深呼吸をして頭を一旦落ち着かせてから、先生に問い直す。

「……そのエピソード記憶を思い出させてあげれば、日本語の記憶も元通りになるかも知れないってことですか?」
「……それは分かりません」

先生も小さくため息をつく。
結局、ぼんやりしたヒントだけ手に入って解決の糸口は掴めないままだ。

「──できれば」

どうすればよいかもはっきりしないまま病院を去ろうとする俺と伊織に、先生が最後に声をかけてきた。

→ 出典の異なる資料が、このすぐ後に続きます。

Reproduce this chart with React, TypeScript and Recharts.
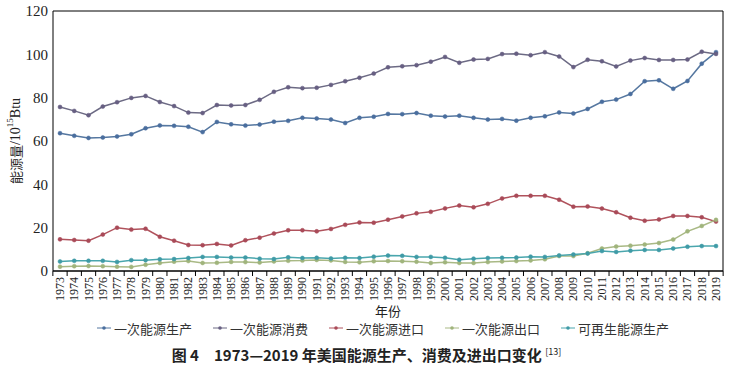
import React from 'react';
import { LineChart, Line, XAxis, YAxis, CartesianGrid, Legend } from 'recharts';

const years = [
  '1973','1974','1975','1976','1977','1978','1979','1980','1981','1982','1983','1984','1985','1986','1987','1988',
  '1989','1990','1991','1992','1993','1994','1995','1996','1997','1998','1999','2000','2001','2002','2003','2004',
  '2005','2006','2007','2008','2009','2010','2011','2012','2013','2014','2015','2016','2017','2018','2019',
];

const production = [
  63.6, 62.4, 61.4, 61.6, 62.1, 63.1, 65.9, 67.2, 67.0, 66.6, 64.1, 68.8, 67.7, 67.1, 67.6, 68.9,
  69.3, 70.7, 70.4, 69.9, 68.3, 70.7, 71.2, 72.5, 72.4, 72.9, 71.7, 71.3, 71.7, 70.7, 69.9, 70.2,
  69.4, 70.7, 71.4, 73.2, 72.7, 74.8, 78.1, 79.1, 81.7, 87.6, 88.0, 84.1, 87.7, 95.7, 101.0,
];
const consumption = [
  75.7, 73.9, 71.9, 75.9, 77.9, 79.9, 80.8, 78.0, 76.1, 73.1, 72.9, 76.6, 76.4, 76.6, 79.0, 82.7,
  84.8, 84.4, 84.6, 85.9, 87.6, 89.2, 91.1, 94.0, 94.5, 95.0, 96.6, 98.8, 96.1, 97.6, 97.9, 100.1,
  100.3, 99.6, 101.0, 99.0, 94.1, 97.5, 96.8, 94.4, 97.1, 98.3, 97.4, 97.4, 97.6, 101.2, 100.2,
];
const imports = [
  14.6, 14.3, 14.0, 16.8, 20.0, 19.1, 19.5, 15.8, 14.0, 12.0, 11.9, 12.5, 11.8, 14.2, 15.4, 17.3,
  18.8, 18.8, 18.3, 19.4, 21.3, 22.4, 22.3, 23.7, 25.2, 26.6, 27.3, 28.9, 30.2, 29.4, 31.0, 33.5,
  34.7, 34.7, 34.7, 32.9, 29.7, 29.8, 28.8, 27.1, 24.6, 23.2, 23.8, 25.4, 25.4, 24.8, 22.8,
];
const exportsData = [
  2.0, 2.2, 2.3, 2.2, 2.0, 1.9, 2.9, 3.7, 4.3, 4.6, 3.7, 3.8, 4.2, 4.1, 3.9, 4.4,
  4.7, 4.8, 5.1, 4.9, 4.2, 4.0, 4.5, 4.6, 4.5, 4.3, 3.7, 4.0, 3.7, 3.7, 4.1, 4.4,
  4.6, 4.9, 5.4, 6.9, 6.9, 8.2, 10.4, 11.3, 11.7, 12.2, 12.9, 14.5, 18.3, 20.8, 23.6,
];
const renewable = [
  4.4, 4.7, 4.7, 4.7, 4.2, 5.0, 5.0, 5.4, 5.5, 6.0, 6.5, 6.5, 6.2, 6.2, 5.7, 5.5,
  6.3, 6.0, 6.1, 5.8, 6.1, 6.0, 6.6, 7.1, 7.0, 6.5, 6.5, 6.1, 5.2, 5.7, 6.0, 6.1,
  6.2, 6.6, 6.5, 7.2, 7.6, 8.1, 9.2, 8.8, 9.4, 9.7, 9.7, 10.4, 11.2, 11.5, 11.5,
];

const yTicks = [0, 20, 40, 60, 80, 100, 120];

const seriesDefs = [
  { key: 'production', name: '一次能源生产', color: '#5577a0', dot: '#4a6e9e' },
  { key: 'consumption', name: '一次能源消费', color: '#6c6a84', dot: '#675f82' },
  { key: 'imports', name: '一次能源进口', color: '#b0525c', dot: '#a94a58' },
  { key: 'exports', name: '一次能源出口', color: '#a9b985', dot: '#a0b47c' },
  { key: 'renewable', name: '可再生能源生产', color: '#4aa6ad', dot: '#3f9aa6' },
];

const data = years.map((y, i) => ({
  year: y,
  production: production[i],
  consumption: consumption[i],
  imports: imports[i],
  exports: exportsData[i],
  renewable: renewable[i],
}));

const SERIF = '"Liberation Serif", "Times New Roman", "Noto Sans CJK SC", serif';

const XTick = (props: any) => {
  const { x, y, payload, index } = props;
  const half = 7.13;
  return (
    <g>
      <line x1={x + half} y1={y} x2={x + half} y2={y + 5} stroke="#000" strokeWidth={1} />
      {index === 0 ? <line x1={x - half} y1={y} x2={x - half} y2={y + 5} stroke="#000" strokeWidth={1} /> : null}
      <text
        transform={`translate(${x},${y + 6}) rotate(-90)`}
        textAnchor="end"
        dominantBaseline="central"
        fontFamily={SERIF}
        fontSize={12}
        fill="#222"
      >
        {payload.value}
      </text>
    </g>
  );
};

const YLabel = (props: any) => {
  const vb = props.viewBox || { x: 8, y: 11, width: 45, height: 260 };
  const cx = vb.x + 7;
  const cy = vb.y + vb.height / 2;
  return (
    <text
      transform={`translate(${cx},${cy}) rotate(-90)`}
      textAnchor="middle"
      dominantBaseline="central"
      fontFamily={SERIF}
      fontSize={14}
      fill="#222"
    >
      <tspan fontFamily='"Noto Sans CJK SC", sans-serif' fontSize={13}>能源量</tspan>
      <tspan>/10</tspan>
      <tspan fontSize={9} dy={-5}>15</tspan>
      <tspan dy={5}>Btu</tspan>
    </text>
  );
};

const LegendContent = () => (
  <div
    style={{
      display: 'flex',
      justifyContent: 'center',
      gap: 21,
      marginLeft: 40,
      width: 670,
      height: 16,
      alignItems: 'center',
      fontFamily: '"Noto Sans CJK SC", sans-serif',
      fontSize: 13,
      color: '#333',
      whiteSpace: 'nowrap',
    }}
  >
    {seriesDefs.map((s) => (
      <div key={s.key} style={{ display: 'flex', alignItems: 'center' }}>
        <svg width={14} height={8} style={{ marginRight: 3 }}>
          <line x1={0} y1={4} x2={14} y2={4} stroke={s.color} strokeWidth={1} />
          <circle cx={7} cy={4} r={1.8} fill={s.dot} />
        </svg>
        <span>{s.name}</span>
      </div>
    ))}
  </div>
);

export default function App() {
  return (
    <div style={{ position: 'absolute', left: 0, top: 0, width: 733, height: 370, background: '#fff' }}>
      <LineChart width={733} height={370} data={data} margin={{ top: 11, right: 0, left: 8, bottom: 34 }}>
        <CartesianGrid horizontal vertical={false} stroke="#000" strokeWidth={1} />
        <XAxis
          dataKey="year"
          interval={0}
          height={49}
          padding={{ left: 7, right: 7 }}
          axisLine={{ stroke: '#000' }}
          tickLine={false}
          tickSize={0}
          tickMargin={0}
          tick={<XTick />}
        />
        <YAxis
          yAxisId="left"
          domain={[0, 120]}
          ticks={yTicks}
          width={45}
          axisLine={{ stroke: '#000' }}
          tickLine={false}
          tickSize={0}
          tickMargin={5}
          tick={{ fontFamily: SERIF, fontSize: 15, fill: '#222' }}
          label={{ content: <YLabel /> }}
        />
        <YAxis
          yAxisId="right"
          orientation="right"
          domain={[0, 120]}
          ticks={yTicks}
          width={10}
          axisLine={{ stroke: '#000' }}
          tickLine={{ stroke: '#000' }}
          tickSize={3}
          tickFormatter={() => ''}
        />
        {seriesDefs.map((s) => (
          <Line
            key={s.key}
            yAxisId="left"
            type="linear"
            dataKey={s.key}
            name={s.name}
            stroke={s.color}
            strokeWidth={1.5}
            dot={{ r: 2, fill: s.dot, stroke: s.dot, strokeWidth: 0.5 }}
            isAnimationActive={false}
          />
        ))}
        <Legend verticalAlign="bottom" height={16} content={<LegendContent />} />
      </LineChart>
      <div
        style={{
          position: 'absolute',
          left: 53,
          top: 302,
          width: 670,
          textAlign: 'center',
          fontFamily: '"Noto Sans CJK SC", sans-serif',
          fontSize: 13,
          lineHeight: '18px',
          color: '#222',
        }}
      >
        年份
      </div>
      <div
        style={{
          position: 'absolute',
          left: 0,
          top: 344,
          width: 733,
          textAlign: 'center',
          fontFamily: '"Noto Sans CJK SC", sans-serif',
          fontWeight: 'bold',
          fontSize: 15,
          color: '#222',
          whiteSpace: 'pre',
        }}
      >
        图 4{'　'}1973—2019 年美国能源生产、消费及进出口变化 <sup style={{ fontSize: 9, fontWeight: 'normal' }}>[13]</sup>
      </div>
    </div>
  );
}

「お気の毒ですが、スチュアートさんには……なくした記憶を思い出すよう、あまり強要しないであげていただきたい」
「どうして……」
「本人は自身の思想の変化に気がついているはずです。
 なぜなら、保持している過去の言動の記憶と現在の思考が一致しないという体験が自然と増えてくるからです」

先生の言葉に今日のエミリーの姿が思い浮かばれる。
好きだったはずの歌の良さが分からないと放心状態で力なく話していた寂しそうな眼。

「つまり……自分の性格が変わってしまったという自覚があるんです。 スチュアートさんには、きっと」
「…………」
「その場合の精神的なショックは、我々には計り知れません」

エミリーは、今の自分をどう思っているのだろうか。